Some events transcend the hardships of dairying. On a sunny July day, Kyle Beus picked up the phone and learned his 14-year-old daughter had been in an accident and was irrevocably brain-damaged.

Dairying has never been easy, and is even less so in Alaska where farms are few and costs are high.

"It's dairying times two," says Beus, a fifth-generation farmer who threw in the towel after his daughter's accident.

A typical dairy farmer's day starts before dawn to round up cows. The next three hours are for milking, a mostly mechanized job that requires constant watch as the fluid is piped from udders to a chilled storage container.

Then comes the chores: fixing engines, repairing fences, trimming hooves and transferring hay bales from storage areas to feed pens.

Twelve hours after the first milking, the cows are rounded up and the routine begins again.

When Brost first started dairying in Alaska in 1995, he fell into bed each night so exhausted he was asleep as soon as his head touched the pillow. A typical day started at 4:30 a.m. and ended at 11 p.m., he said.

Should a tractor or milking machine fail, Beus recalled, he had no one to call. The dairy industry in Alaska is too small to support spin-off businesses like dairy equipment mechanics that are common Outside, he said.

Over and over, the farmers said one word can explain why they're getting out of the business: tired. They're tired of no vacations, no health insurance, no money.
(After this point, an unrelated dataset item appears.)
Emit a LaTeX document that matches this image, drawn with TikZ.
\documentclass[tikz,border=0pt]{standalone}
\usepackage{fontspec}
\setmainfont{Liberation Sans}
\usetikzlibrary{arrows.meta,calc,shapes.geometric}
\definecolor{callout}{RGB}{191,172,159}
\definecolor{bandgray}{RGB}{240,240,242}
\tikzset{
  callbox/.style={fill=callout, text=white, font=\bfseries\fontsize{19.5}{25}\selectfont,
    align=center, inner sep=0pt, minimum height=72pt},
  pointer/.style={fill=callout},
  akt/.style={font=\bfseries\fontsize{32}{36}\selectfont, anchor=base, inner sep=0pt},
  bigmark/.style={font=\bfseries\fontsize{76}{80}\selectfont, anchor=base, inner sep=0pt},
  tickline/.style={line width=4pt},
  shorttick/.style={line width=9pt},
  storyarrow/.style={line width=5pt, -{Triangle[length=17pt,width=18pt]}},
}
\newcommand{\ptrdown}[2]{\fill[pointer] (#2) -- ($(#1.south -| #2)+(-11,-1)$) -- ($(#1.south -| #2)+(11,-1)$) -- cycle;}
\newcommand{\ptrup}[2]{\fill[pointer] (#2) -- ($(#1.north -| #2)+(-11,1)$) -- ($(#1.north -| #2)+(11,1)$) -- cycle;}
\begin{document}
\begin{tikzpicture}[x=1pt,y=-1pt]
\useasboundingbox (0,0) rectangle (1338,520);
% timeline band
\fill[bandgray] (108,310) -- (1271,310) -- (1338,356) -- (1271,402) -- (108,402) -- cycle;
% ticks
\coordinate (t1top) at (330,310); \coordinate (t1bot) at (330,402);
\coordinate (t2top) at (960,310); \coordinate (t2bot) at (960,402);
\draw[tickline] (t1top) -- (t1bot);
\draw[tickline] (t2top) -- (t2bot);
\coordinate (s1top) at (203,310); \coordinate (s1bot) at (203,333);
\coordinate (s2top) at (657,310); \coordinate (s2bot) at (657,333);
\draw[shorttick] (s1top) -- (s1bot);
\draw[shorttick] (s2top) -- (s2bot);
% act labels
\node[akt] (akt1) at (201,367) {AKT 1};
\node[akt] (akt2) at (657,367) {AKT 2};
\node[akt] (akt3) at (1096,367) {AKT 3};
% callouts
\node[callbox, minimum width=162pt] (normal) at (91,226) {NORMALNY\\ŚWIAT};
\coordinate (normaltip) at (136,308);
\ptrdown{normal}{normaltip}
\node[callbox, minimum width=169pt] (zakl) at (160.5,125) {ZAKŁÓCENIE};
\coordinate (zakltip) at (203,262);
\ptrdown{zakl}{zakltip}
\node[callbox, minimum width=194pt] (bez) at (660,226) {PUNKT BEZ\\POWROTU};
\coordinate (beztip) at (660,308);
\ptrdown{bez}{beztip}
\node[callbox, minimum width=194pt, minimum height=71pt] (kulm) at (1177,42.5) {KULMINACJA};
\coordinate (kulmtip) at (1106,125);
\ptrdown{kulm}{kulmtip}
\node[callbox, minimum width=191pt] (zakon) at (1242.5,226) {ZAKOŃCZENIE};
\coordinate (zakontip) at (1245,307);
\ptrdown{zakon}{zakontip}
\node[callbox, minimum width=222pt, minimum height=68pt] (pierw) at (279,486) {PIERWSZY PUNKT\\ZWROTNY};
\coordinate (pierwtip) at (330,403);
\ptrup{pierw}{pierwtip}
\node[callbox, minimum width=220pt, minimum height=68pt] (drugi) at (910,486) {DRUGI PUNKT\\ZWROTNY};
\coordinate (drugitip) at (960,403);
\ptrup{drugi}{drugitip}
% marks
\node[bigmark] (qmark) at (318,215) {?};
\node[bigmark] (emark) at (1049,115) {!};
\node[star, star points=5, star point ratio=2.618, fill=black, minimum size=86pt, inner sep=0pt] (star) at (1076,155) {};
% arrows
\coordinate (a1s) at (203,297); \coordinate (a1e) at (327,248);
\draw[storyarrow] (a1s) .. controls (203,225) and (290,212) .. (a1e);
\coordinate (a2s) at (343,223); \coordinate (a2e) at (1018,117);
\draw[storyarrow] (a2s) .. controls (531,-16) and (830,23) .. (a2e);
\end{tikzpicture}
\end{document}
They're also bitter about a state bureaucracy they say does more to hinder them than help. They're frustrated having to deal with rising expenses while the state-owned creamery pays the same price for milk as it did 20 years ago.

Vicki Trytten, who plans to sell her family's dairy, said she's worked jobs off the farm to make ends meet but still struggles.
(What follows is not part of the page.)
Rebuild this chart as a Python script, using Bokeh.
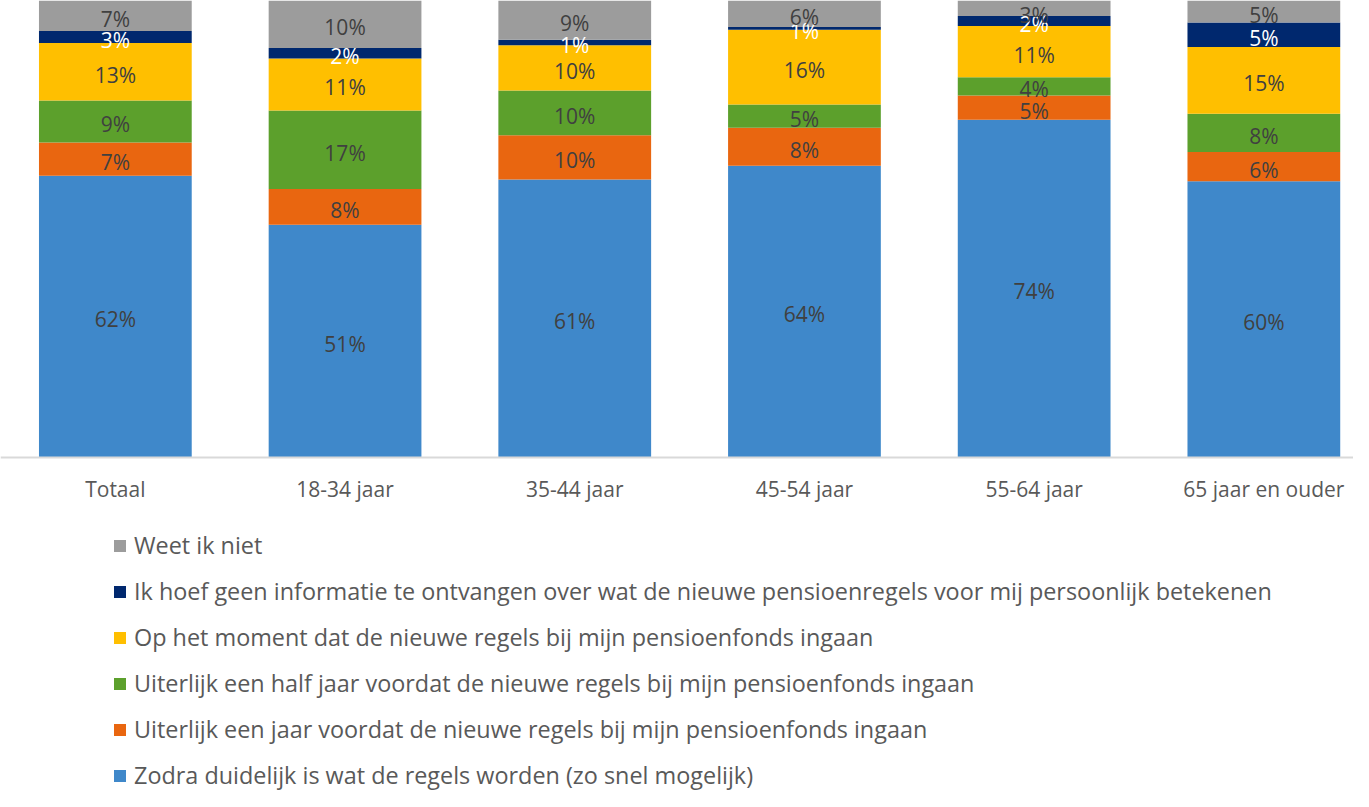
import numpy as np
from bokeh.plotting import figure
from bokeh.models import ColumnDataSource, Range1d, FixedTicker, Legend, LegendItem, LinearAxis
from bokeh.embed import file_html
from bokeh.resources import INLINE
from bokeh.core.properties import value

categories = ["Totaal", "18-34 jaar", "35-44 jaar", "45-54 jaar", "55-64 jaar", "65 jaar en ouder"]
zodra = [61.6, 50.9, 60.8, 63.8, 73.9, 60.4]
jaar = [7.3, 7.8, 9.7, 8.3, 5.3, 6.4]
half = [9.2, 17.2, 9.8, 5.1, 4.0, 8.4]
moment = [12.6, 11.4, 9.9, 16.4, 11.2, 14.6]
geen = [2.6, 2.3, 1.2, 0.6, 2.2, 5.4]
weet = [6.7, 10.4, 8.6, 5.8, 3.4, 4.8]

series_keys = ["zodra", "jaar", "half", "moment", "geen", "weet"]
series_labels = [
    "Zodra duidelijk is wat de regels worden (zo snel mogelijk)",
    "Uiterlijk een jaar voordat de nieuwe regels bij mijn pensioenfonds ingaan",
    "Uiterlijk een half jaar voordat de nieuwe regels bij mijn pensioenfonds ingaan",
    "Op het moment dat de nieuwe regels bij mijn pensioenfonds ingaan",
    "Ik hoef geen informatie te ontvangen over wat de nieuwe pensioenregels voor mij persoonlijk betekenen",
    "Weet ik niet",
]
colors = ["#3F88CA", "#E96610", "#5CA02C", "#FFBF00", "#00286E", "#9C9C9C"]
label_colors = ["#404040", "#404040", "#404040", "#404040", "#FFFFFF", "#404040"]

values = [zodra, jaar, half, moment, geen, weet]
xs = list(range(len(categories)))
data = {"x": xs}
for k, v in zip(series_keys, values):
    data[k] = v
src = ColumnDataSource(data)

W, H = 1353, 791
pitch = 229.7
px_per_unit = 4.565
x_start = -0.5
x_end = x_start + W / pitch
y_end = 100.0
y_start = y_end - H / px_per_unit

p = figure(width=W, height=H, output_backend="svg", toolbar_location=None,
           x_range=Range1d(x_start, x_end), y_range=Range1d(y_start, y_end),
           x_axis_location=None, y_axis_location=None,
           min_border_left=0, min_border_right=0, min_border_top=0, min_border_bottom=0)
p.outline_line_color = None
p.xgrid.visible = False
p.ygrid.visible = False
p.background_fill_color = "white"
p.border_fill_color = "white"

renderers = p.vbar_stack(series_keys, x="x", width=0.665, color=colors, line_color=None, source=src)

# data labels (kept inside the plot area near the top edge)
arr = np.array(values)
cum = np.cumsum(arr, axis=0)
mids = np.minimum(cum - arr / 2.0, y_end - 2.6)
lx, ly, lt, lc = [], [], [], []
for i in range(len(series_keys)):
    for j in range(len(categories)):
        lx.append(xs[j]); ly.append(mids[i, j])
        lt.append(f"{values[i][j]:.0f}%"); lc.append(label_colors[i])
lsrc = ColumnDataSource(dict(x=lx, y=ly, t=lt, c=lc))
p.text(x="x", y="y", text="t", source=lsrc, text_color="c", text_align="center",
       text_baseline="middle", text_font=value("Open Sans"), text_font_size="21px", y_offset=3)

axis = LinearAxis(fixed_location=0, ticker=FixedTicker(ticks=xs),
                  major_label_overrides={x: c for x, c in zip(xs, categories)})
axis.axis_line_color = "#D9D9D9"
axis.axis_line_width = 2
axis.major_tick_line_color = None
axis.minor_tick_line_color = None
axis.major_label_standoff = 12
axis.major_label_text_font = "Open Sans"
axis.major_label_text_font_size = "21px"
axis.major_label_text_color = "#595959"
p.add_layout(axis, "below")

items = [LegendItem(label=series_labels[i], renderers=[renderers[i]]) for i in reversed(range(len(series_keys)))]
legend = Legend(items=items, location=(112, 0), orientation="vertical",
                glyph_width=15, glyph_height=15, label_standoff=7, label_height=32,
                spacing=14, padding=0, margin=0, border_line_color=None,
                background_fill_alpha=0, label_text_font="Open Sans",
                label_text_font_size="23.4px", label_text_color="#595959")
p.add_layout(legend, "center")

open("out.html", "w").write(file_html(p, INLINE))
"We'll be lucky if we can leave a penny in the state when all is said and done," she said.

Alaska before statehood in 1958 it had 72 dairy farms, according to the federal Agricultural Statistics Service.

But improved roads and air service made importing milk from Seattle easier, and the number of farms and cows in Alaska started to dwindle. By 1980, only 12 farms were left in the Valley, and total state milk production was nearly half the level of 20 years before.

Today only eight farms remain statewide, including three in Delta Junction.

That wasn't supposed to be the story, especially for Point MacKenzie.

In the 1980s, the state launched ambitious plans to turn Point MacKenzie into the state dairy center. Nearly 15,000 acres were set aside and more than $20 million spent to put in power and carve out roads with names like Holstein and Guernsey. A public auction attracted more than 2,000 bidders and sold 31 lots, 19 set aside for dairies. The rest were supposed to be hay farms.

Most went under in just a few years, victims of crushing debt brought on by diving milk prices and the high cost of reshaping wilderness into viable dairies.

But by the mid-1990s, a new crop of farmers moved in and took over abandoned barns and half-cleared fields. Where others left heartbroken, they saw hope for a second chance.

Rachel Hecker, a Nebraska transplant who with her husband, Todd, purchased 600 acres in 1999, was among them.

Last year, crushed by debts she attributes in part to interest she was paying on state loans, she decided to sell. Now divorced, she lives near Wasilla, where she says she raises dairy goats.

"Am I bitter? Absolutely," she said. "The money that could have went into finishing the house went to the state in interest."